SPEAKER_00My favorite is where he makes the uh he makes the Molotov cocktail out of the gas in the Jeep. And uh because I really like the fact that it there's you need to you would need to turn that engine over to get the fuel pump to to move to pump the gas. You can't just take it out of the line, right? So I thought that was really cool that they were doing that, and then he makes the bomb and you know throws it at him. I thought that was pretty awesome.

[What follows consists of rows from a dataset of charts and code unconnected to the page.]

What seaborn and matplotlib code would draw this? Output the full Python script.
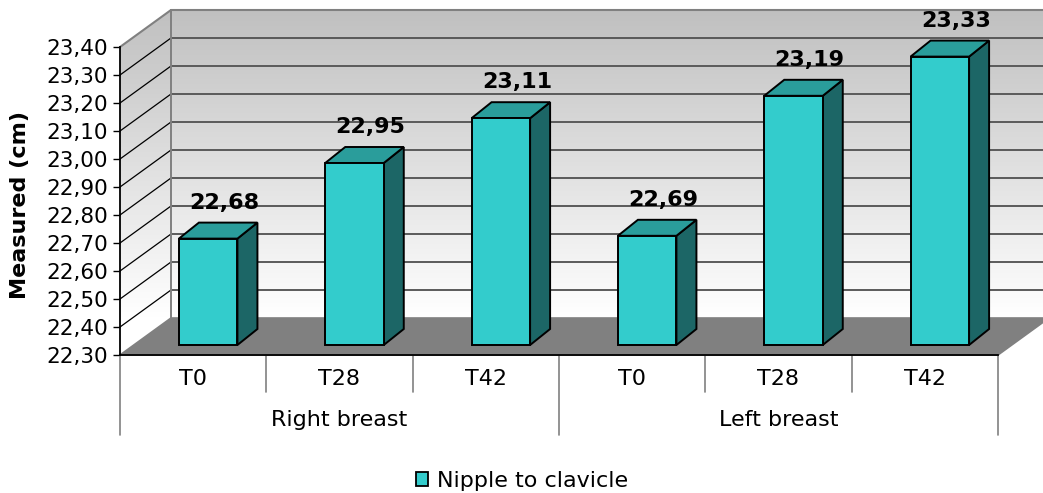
import numpy as np
import pandas as pd
import matplotlib
matplotlib.use("Agg")
import matplotlib.pyplot as plt
import seaborn as sns
from matplotlib.patches import Polygon, Patch
from matplotlib.lines import Line2D
from matplotlib.colors import LinearSegmentedColormap

# ---------------- data ----------------
groups = ["Right breast", "Left breast"]
timepoints = ["T0", "T28", "T42"]
nipple_to_clavicle = [22.68, 22.95, 23.11, 22.69, 23.19, 23.33]
y_ticks = [22.30, 22.40, 22.50, 22.60, 22.70, 22.80, 22.90,
           23.00, 23.10, 23.20, 23.30, 23.40]
series_name = "Nipple to clavicle"
y_label = "Measured (cm)"

# ---------------- style ----------------
sns.set_theme(style="white")
plt.rcParams["font.family"] = ["DejaVu Sans"]

FRONT = "#33CCCC"
TOP = "#2A9D9B"
SIDE = "#1C6666"
EDGE_LW = 1.4

W, H = 1043, 493
fig = plt.figure(figsize=(W / 100, H / 100), dpi=100)
px_l, px_r, px_b, px_t = 120, 998, 355, 47
ax = fig.add_axes([px_l / W, 1 - px_b / H, (px_r - px_l) / W, (px_b - px_t) / H])

n = len(groups) * len(timepoints)
ymin, ymax = y_ticks[0], y_ticks[-1]
xl, xr = -0.5, n - 0.5
sx = (xr - xl) / (px_r - px_l)
sy = (ymax - ymin) / (px_b - px_t)


def off(x, y, px, py):
    return (x + px * sx, y + py * sy)


DEPTH = (51, 37)
BAR_FRONT = (15, 10)
BAR_SIDE = (20, 16)

df = pd.DataFrame({
    "group": [g for g in groups for _ in timepoints],
    "time": timepoints * len(groups),
    "value": nipple_to_clavicle,
})
df["key"] = df["group"] + " " + df["time"]

# ---------------- bars (seaborn) ----------------
sns.barplot(data=df, x="key", y="value", order=list(df["key"]), color=FRONT,
            saturation=1, width=0.4, edgecolor="black", linewidth=EDGE_LW,
            errorbar=None, ax=ax, zorder=5)
bars = list(ax.containers[0])

# ---------------- walls ----------------
yb_back = ymin + DEPTH[1] * sy
yt_back = ymax + DEPTH[1] * sy
x_back_r = xr + DEPTH[0] * sx
ys = np.linspace(ymin, yt_back, 400)
grad = np.clip((ys - yb_back) / (yt_back - yb_back), 0, 1).reshape(-1, 1)
cmap = LinearSegmentedColormap.from_list("wall", ["#FFFFFF", "#C0C0C0"])
im = ax.imshow(grad, extent=(xl, x_back_r, ymin, yt_back), origin="lower",
               aspect="auto", cmap=cmap, vmin=0, vmax=1, zorder=0.5,
               interpolation="bilinear")
wall = Polygon([(xl, ymin), (xl, ymax), off(xl, ymax, *DEPTH),
                off(xr, ymax, *DEPTH), off(xr, ymin, *DEPTH),
                off(xl, ymin, *DEPTH)], closed=True, transform=ax.transData,
               fc="none", ec="none")
im.set_clip_box(fig.bbox)
im.set_clip_path(wall)

# gridlines
for t in y_ticks[1:]:
    a = off(xl, t, *DEPTH)
    b = off(xr, t, *DEPTH)
    ax.add_line(Line2D([a[0], b[0]], [a[1], b[1]], color="#5A5A5A", lw=1.4,
                       zorder=1, clip_on=False))
for t in y_ticks[1:-1]:
    a = off(xl, t, *DEPTH)
    ax.add_line(Line2D([xl, a[0]], [t, a[1]], color="black", lw=0.9,
                       zorder=1, clip_on=False))
# wall edges
p1 = off(xl, ymax, *DEPTH)
p2 = off(xr, ymax, *DEPTH)
p3 = off(xl, ymin, *DEPTH)
ax.add_line(Line2D([xl, p1[0], p2[0]], [ymax, p1[1], p2[1]], color="#808080",
                   lw=1.5, zorder=1.2, clip_on=False))
ax.add_line(Line2D([p3[0], p1[0]], [p3[1], p1[1]], color="#808080",
                   lw=1.4, zorder=1.2, clip_on=False))

# floor
floor = Polygon([(xl, ymin), (xr, ymin), off(xr, ymin, *DEPTH),
                 off(xl, ymin, *DEPTH)], closed=True, fc="#808080",
                ec="#808080", lw=1.2, zorder=2, clip_on=False)
ax.add_patch(floor)

# ---------------- 3D bar faces + labels ----------------
for p, v in zip(bars, df["value"]):
    w = p.get_width()
    x0 = p.get_x() + BAR_FRONT[0] * sx
    y0 = ymin + BAR_FRONT[1] * sy
    p.set_x(x0)
    p.set_y(y0)
    p.set_height(v - ymin)
    p.set_clip_on(False)
    top = y0 + (v - ymin)
    side = Polygon([(x0 + w, y0), (x0 + w, top), off(x0 + w, top, *BAR_SIDE),
                    off(x0 + w, y0, *BAR_SIDE)], closed=True, fc=SIDE,
                   ec="black", lw=EDGE_LW, zorder=4.8, clip_on=False,
                   joinstyle="miter")
    topf = Polygon([(x0, top), (x0 + w, top), off(x0 + w, top, *BAR_SIDE),
                    off(x0, top, *BAR_SIDE)], closed=True, fc=TOP,
                   ec="black", lw=EDGE_LW, zorder=4.8, clip_on=False,
                   joinstyle="miter")
    ax.add_patch(side)
    ax.add_patch(topf)
    ax.annotate(f"{v:.2f}".replace(".", ","), xy=(x0 + w / 2, top),
                xytext=(16, 36), textcoords="offset pixels", ha="center",
                va="center", fontsize=16, fontweight="bold", color="black",
                annotation_clip=False, zorder=6)

# ---------------- axes ----------------
ax.set_xlim(xl, xr)
ax.set_ylim(ymin, ymax)
ax.patch.set_visible(False)
for s in ["top", "right"]:
    ax.spines[s].set_visible(False)
for s in ["left", "bottom"]:
    ax.spines[s].set_color("black")
    ax.spines[s].set_linewidth(1.3)
    ax.spines[s].set_zorder(3)

ax.set_yticks(y_ticks)
ax.set_yticklabels([f"{t:.2f}".replace(".", ",") for t in y_ticks])
ax.tick_params(axis="y", left=True, length=5, width=1, color="black",
               direction="out", pad=3.5, labelsize=15.5, labelcolor="black")
ax.set_xticks(range(n))
ax.set_xticklabels(list(df["time"]))
ax.tick_params(axis="x", bottom=True, length=0, pad=10, labelsize=16,
               labelcolor="black")
ax.set_xlabel("")
ax.set_ylabel(y_label, fontsize=16, fontweight="bold", color="black")
ax.yaxis.set_label_coords((30 - px_l) / (px_r - px_l), (px_b - 205) / (px_b - px_t))

# category separators
trans = ax.get_xaxis_transform()
short = -(392 - px_b) / (px_b - px_t)
long_ = -(435 - px_b) / (px_b - px_t)
ng = len(timepoints)
for i in range(n + 1):
    xs = xl + i
    y_end = long_ if i % ng == 0 else short
    ax.add_line(Line2D([xs, xs], [0, y_end], transform=trans, color="#808080",
                       lw=1.2, clip_on=False))
for gi, g in enumerate(groups):
    ax.text(gi * ng + (ng - 1) / 2, -(420 - px_b) / (px_b - px_t), g,
            transform=trans, ha="center", va="center", fontsize=16,
            color="black")

# legend
handle = Patch(facecolor=FRONT, edgecolor="black", linewidth=1.3, label=series_name)
fig.legend(handles=[handle], loc="center", bbox_to_anchor=(522 / W, 1 - 481 / H),
           frameon=False, fontsize=16, handlelength=0.55, handleheight=0.55,
           handletextpad=0.4, labelcolor="black")

fig.savefig("out.png", dpi=100)
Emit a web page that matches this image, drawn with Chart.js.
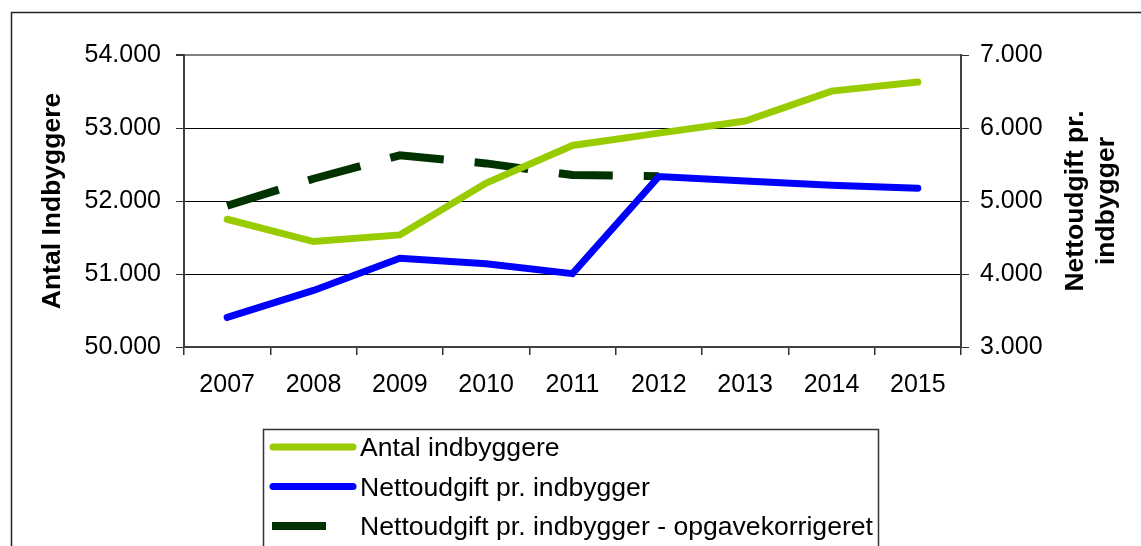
<!DOCTYPE html>
<html>
<head>
<meta charset="utf-8">
<script src="https://cdn.jsdelivr.net/npm/chart.js@4.4.1/dist/chart.umd.min.js"></script>
<style>
  html, body { margin: 0; padding: 0; background: #fff; }
  #wrap { width: 1141px; height: 546px; position: relative; }
</style>
</head>
<body>
<div id="wrap"><canvas id="myChart" width="1141" height="546"></canvas></div>
<script>
const years = ['2007', '2008', '2009', '2010', '2011', '2012', '2013', '2014', '2015'];

// antal indbyggere (venstre akse)
const indbyggere = [51750, 51445, 51535, 52245, 52760, 52930, 53095, 53505, 53630];

// nettoudgift pr. indbygger (højre akse)
const nettoudgift = [3405, 3775, 4215, 4140, 4005, 5335, 5275, 5215, 5175];

// opgavekorrigeret, kun til og med 2012
const nettoudgiftKorr = [4935, 5305, 5625, 5515, 5355, 5340, null, null, null];

const seriesNames = [
    'Antal indbyggere',
    'Nettoudgift pr. indbygger',
    'Nettoudgift pr. indbygger - opgavekorrigeret'
];

const FONT = "'Liberation Sans', Arial, sans-serif";

function fmt(v) {
    return (v / 1000).toFixed(3);
}

// ramme, aksetitler og forklaring tegnes direkte på canvas
const extras = {
    id: 'extras',
    beforeDraw(chart) {
        const c = chart.ctx;
        c.save();
        c.fillStyle = '#fff';
        c.fillRect(0, 0, chart.width, chart.height);
        c.strokeStyle = '#222';
        c.lineWidth = 1.5;
        c.beginPath();
        c.moveTo(11.5, chart.height + 2);
        c.lineTo(11.5, 12.5);
        c.lineTo(chart.width + 2, 12.5);
        c.stroke();
        c.restore();
    },
    afterDraw(chart) {
        const c = chart.ctx;
        const area = chart.chartArea;
        const midY = (area.top + area.bottom) / 2;

        c.save();
        c.fillStyle = '#000';
        c.font = 'bold 26.5px ' + FONT;
        c.textAlign = 'center';
        c.textBaseline = 'middle';

        c.save();
        c.translate(53, midY);
        c.rotate(-Math.PI / 2);
        c.fillText('Antal Indbyggere', 0, 0);
        c.restore();

        c.save();
        c.translate(1091, midY);
        c.rotate(-Math.PI / 2);
        c.fillText('Nettoudgift pr.', 0, -15.5);
        c.fillText('indbygger', 0, 15.5);
        c.restore();

        // forklaring
        const bx = 263, by = 429;
        c.fillStyle = '#fff';
        c.fillRect(bx, by, 878 - bx, chart.height - by + 5);
        c.strokeStyle = '#333';
        c.lineWidth = 1.5;
        c.strokeRect(bx + 0.5, by + 0.5, 878 - bx, chart.height - by + 10);

        c.font = '26.6px ' + FONT;
        c.textAlign = 'left';
        chart.data.datasets.forEach((ds, i) => {
            const y = 447 + i * 39.5;
            c.save();
            c.strokeStyle = ds.borderColor;
            c.lineWidth = ds.borderWidth;
            c.lineCap = ds.borderDash.length ? 'butt' : 'round';
            c.setLineDash(ds.borderDash);
            c.beginPath();
            if (ds.borderDash.length) {
                c.moveTo(272, y);
                c.lineTo(356, y);
            } else {
                c.moveTo(273, y);
                c.lineTo(353, y);
            }
            c.stroke();
            c.restore();
            c.fillStyle = '#000';
            c.fillText(ds.label, 360, y + 2);
        });
        c.restore();
    }
};

const data = {
    labels: years,
    datasets: [{
        label: seriesNames[0],
        data: indbyggere,
        yAxisID: 'y',
        borderColor: '#99CC00',
        backgroundColor: '#99CC00',
        borderWidth: 7,
        borderCapStyle: 'round',
        borderJoinStyle: 'miter',
        borderDash: [],
        pointRadius: 0,
        tension: 0
    }, {
        label: seriesNames[1],
        data: nettoudgift,
        yAxisID: 'y1',
        borderColor: '#0000FF',
        backgroundColor: '#0000FF',
        borderWidth: 7,
        borderCapStyle: 'round',
        borderJoinStyle: 'miter',
        borderDash: [],
        pointRadius: 0,
        tension: 0
    }, {
        label: seriesNames[2],
        data: nettoudgiftKorr,
        yAxisID: 'y1',
        borderColor: '#003300',
        backgroundColor: '#003300',
        borderWidth: 8,
        borderCapStyle: 'butt',
        borderJoinStyle: 'miter',
        borderDash: [54, 31],
        pointRadius: 0,
        tension: 0,
        spanGaps: false
    }]
};

const tickFont = { family: FONT, size: 25 };

const config = {
    type: 'line',
    data: data,
    options: {
        responsive: false,
        animation: false,
        layout: {
            padding: { left: 0, right: 0, top: 55, bottom: 129 }
        },
        plugins: {
            legend: { display: false },
            title: { display: false },
            tooltip: { enabled: false }
        },
        scales: {
            x: {
                offset: true,
                grid: {
                    offset: true,
                    drawOnChartArea: false,
                    tickLength: 8,
                    tickColor: '#333',
                    lineWidth: 1.5
                },
                border: { color: '#404040', width: 2 },
                ticks: { font: tickFont, color: '#000', padding: 15, maxRotation: 0 },
                afterFit(scale) { scale.height = 70; }
            },
            y: {
                position: 'left',
                min: 50000,
                max: 54000,
                ticks: {
                    stepSize: 1000,
                    font: tickFont,
                    color: '#000',
                    padding: 15,
                    callback: (v) => fmt(v)
                },
                grid: {
                    color: (ctx) => ctx.tick && ctx.tick.value === 54000 ? '#808080' : '#000',
                    lineWidth: (ctx) => ctx.tick && ctx.tick.value === 54000 ? 2 : 1,
                    tickLength: 8,
                    tickColor: '#333'
                },
                border: { color: '#404040', width: 2 },
                afterFit(scale) { scale.width = 184; }
            },
            y1: {
                position: 'right',
                min: 3000,
                max: 7000,
                ticks: {
                    stepSize: 1000,
                    font: tickFont,
                    color: '#000',
                    padding: 11,
                    callback: (v) => fmt(v)
                },
                grid: {
                    drawOnChartArea: false,
                    tickLength: 8,
                    tickColor: '#333'
                },
                border: { color: '#404040', width: 2 },
                afterFit(scale) { scale.width = 180; }
            }
        }
    },
    plugins: [extras]
};

var myChart = new Chart(document.getElementById('myChart'), config);
</script>
</body>
</html>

SPEAKER_02Yeah, part of the movie's really fast wrap-up. But you could tell, I think it's based on like a short story that was in a magazine or something, so they don't have a whole lot of source material to work with, so that's why the movie's so short, which makes it good, but at the same time, you go, like I said, it's a it's it's a Van Damme movie from the 50s, so don't expect it to be like extremely intellectual. Think of it as one of these they fucked with the wrong guy in the wrong town, stranger, neo-western. It it's more of like a proto-action movie of the eighties than than like some kind of pop boiler drama. I thought. It's fun.
SPEAKER_00It's a fun movie. I yeah, I agree. I I agree. It's um you know, again, you're not gonna get um I don't know, some sort of realistic accuracy. It's sort of that silly 1950s sort of logic and action, but it's also a lot of fun. There's a lot of big acting in it, you know, watching Borgnine and Marvin kind of uh just kind of I mean harass him for like 45 minutes to to where you're just like, dude, are you gonna do anything about this or what? Like, get off your come on, man. What are you doing?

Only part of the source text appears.